In a TV interview after the speech, the PM was asked: “You lost your notes, you lost your place, you went off on a tangent about Peppa Pig – frankly, is everything OK?”
He replied: “I think that people got the vast majority of the points I wanted to make, and I thought it went over well.”
But he came under fire from Labour, whose shadow chancellor Rachel Reeves said: “The prime minister’s shambolic speech today not only shows how unseriously he takes British business, but also how his government lacks any plan for growth or to propel our enterprising nations forward.
“No one was laughing, because the joke’s not funny anymore.”
And veteran Conservative backbencher Sir Roger Gale told The Independent: “That kind of speech to that kind of organisation does give cause for concern. While I don’t doubt that people will have been amused by his references to Peppa Pig, I suspect that the business leaders of the country were looking for something rather more substantial in terms of policy and sense of direction.”
Liberal Democrat leader Ed Davey said: “Businesses are crying out for clarity. Instead, all they got was Boris Johnson rambling on about Peppa Pig.
“It is a perfect metaphor for Johnson’s chaotic, incompetent government as it trashes our economy, but it is not worthy of a British prime minister.”
CBI director general Tony Danker said businesses would have been “heartened to hear the prime minister talk passionately about the role of the private sector working in partnership with the government to achieve our shared ambitions for a high- wage, high-skill, high-investment economy.”

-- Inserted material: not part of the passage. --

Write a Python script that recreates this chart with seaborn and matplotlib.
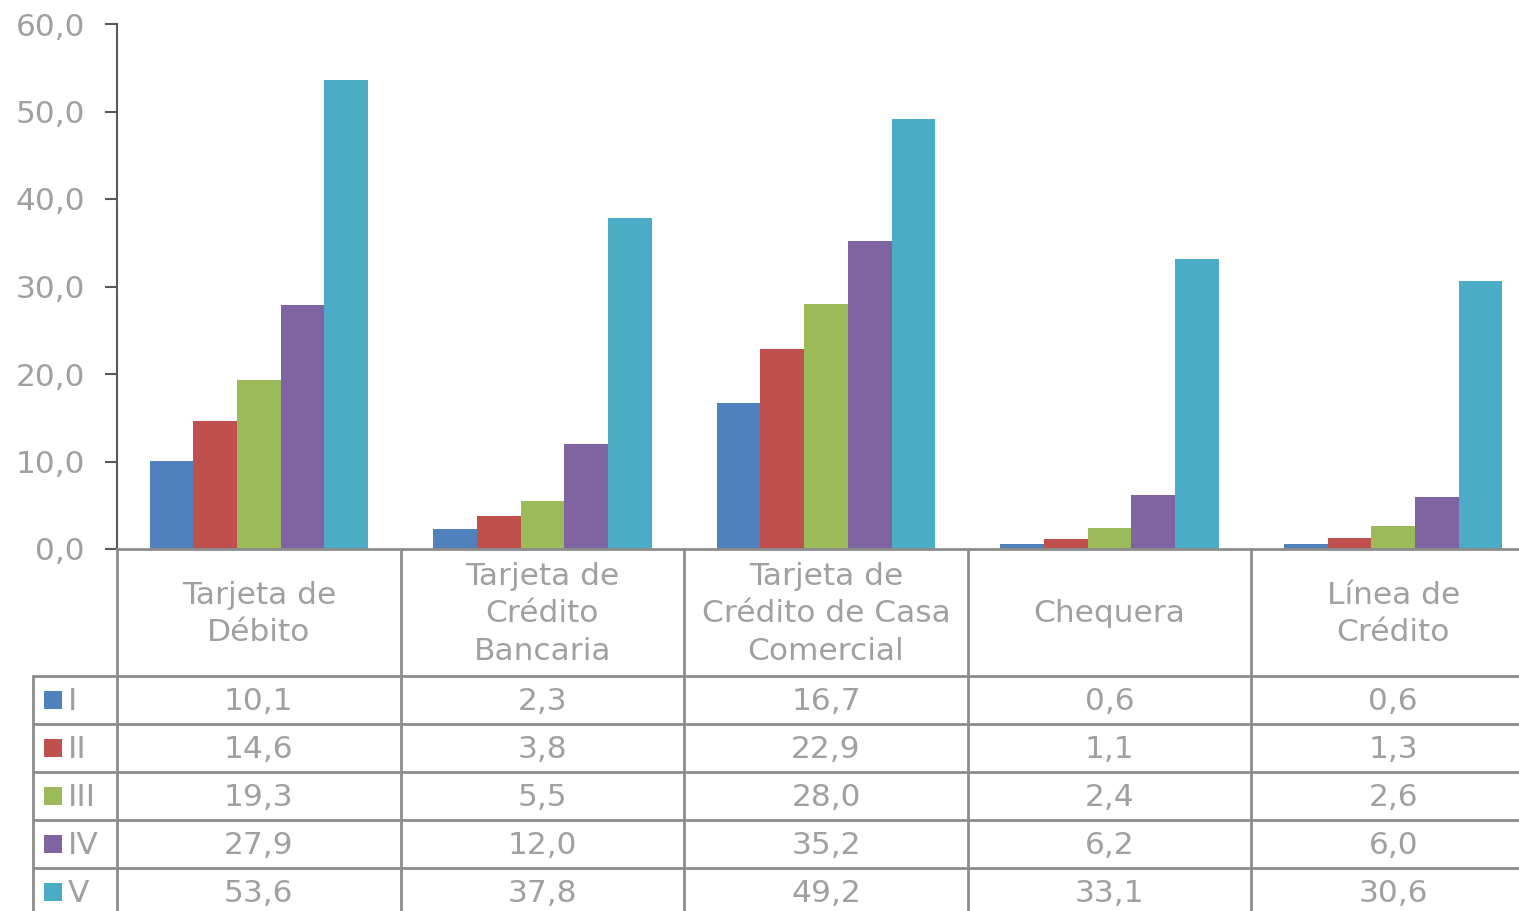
import matplotlib
matplotlib.use("Agg")
import matplotlib.pyplot as plt
import matplotlib.transforms as mtransforms
from matplotlib.lines import Line2D
from matplotlib.patches import Rectangle
import seaborn as sns
import pandas as pd

categories = ["Tarjeta de\nDébito", "Tarjeta de\nCrédito\nBancaria",
              "Tarjeta de\nCrédito de Casa\nComercial", "Chequera", "Línea de\nCrédito"]
groups = ["I", "II", "III", "IV", "V"]
v_I = [10.1, 2.3, 16.7, 0.6, 0.6]
v_II = [14.6, 3.8, 22.9, 1.1, 1.3]
v_III = [19.3, 5.5, 28.0, 2.4, 2.6]
v_IV = [27.9, 12.0, 35.2, 6.2, 6.0]
v_V = [53.6, 37.8, 49.2, 33.1, 30.6]
series = [v_I, v_II, v_III, v_IV, v_V]
colors = ["#4F81BD", "#C0504D", "#9BBB59", "#8064A2", "#4BACC6"]
yticks = [0, 10, 20, 30, 40, 50, 60]

rows = []
for g, vals in zip(groups, series):
    for c, v in zip(categories, vals):
        rows.append({"cat": c, "grp": g, "val": v})
df = pd.DataFrame(rows)

sns.set_theme(style="white")
plt.rcParams["font.family"] = ["DejaVu Sans"]

W, H = 1519, 911
FS = 22.5
fig = plt.figure(figsize=(W / 100, H / 100), dpi=100)
ax = fig.add_axes([117 / W, 1 - 549 / H, (1535 - 117) / W, (549 - 24) / H])

sns.barplot(data=df, x="cat", y="val", hue="grp", order=categories, hue_order=groups,
            palette=colors, width=0.77, saturation=1, legend=False, ax=ax,
            edgecolor="none", linewidth=0)

txt = "#A0A0A0"
grid = "#8C8C8C"
ax.set_xlim(-0.5, 4.5)
ax.set_ylim(0, 60)
ax.set_yticks(yticks)
ax.set_yticklabels([f"{t:.1f}".replace(".", ",") for t in yticks], color=txt, fontsize=FS)
ax.set_xticks([])
ax.set_xlabel("")
ax.set_ylabel("")
ax.tick_params(axis="y", length=9, width=1.5, color="#595959", pad=14, left=True)
for s in ["top", "right"]:
    ax.spines[s].set_visible(False)
ax.spines["left"].set_color("#595959")
ax.spines["left"].set_linewidth(1.5)
ax.spines["bottom"].set_color(grid)
ax.spines["bottom"].set_linewidth(2)

blend = mtransforms.blended_transform_factory(ax.transData, fig.transFigure)

def fy(y):
    return 1 - y / H

# category header labels
for i, c in enumerate(categories):
    ax.text(i, fy(614), c, transform=blend, ha="center", va="center",
            color=txt, fontsize=FS, linespacing=1.36, clip_on=False)

# vertical lines
for xb in [-0.5, 0.5, 1.5, 2.5, 3.5]:
    fig.add_artist(Line2D([xb, xb], [fy(549), fy(911)], transform=blend,
                          color=grid, linewidth=2))
# horizontal lines
row_tops = [676, 724, 772, 820, 868]
for yb in row_tops:
    fig.add_artist(Line2D([33 / W, 1.0], [fy(yb), fy(yb)], transform=fig.transFigure,
                          color=grid, linewidth=2))
fig.add_artist(Line2D([33 / W, 33 / W], [fy(676), fy(911)], transform=fig.transFigure,
                      color=grid, linewidth=2))

# data rows
for k, (g, vals, col) in enumerate(zip(groups, series, colors)):
    yc = row_tops[k] + 24
    fig.add_artist(Rectangle((44 / W, fy(yc + 9)), 18 / W, 18 / H,
                             transform=fig.transFigure, facecolor=col, edgecolor="none"))
    fig.text(68 / W, fy(yc + 1), g, ha="left", va="center", color=txt, fontsize=FS)
    for i, v in enumerate(vals):
        ax.text(i, fy(yc + 2), f"{v:.1f}".replace(".", ","), transform=blend,
                ha="center", va="center", color=txt, fontsize=FS, clip_on=False)

fig.savefig("out.png", dpi=100)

Mr Johnson returned to London to Tory demands for him to withdraw last-minute amendments to his social care plans which risk forcing poorer pensioners to sell their homes to pay for care, while wealthier individuals with assets above £186,000 are afforded much greater protection.
Although the provision completed its passage through the Commons, Mr Johnson’s winning margin of 26 indicated that large numbers of Conservative MPs either opposed the proposal or stayed away from the vote.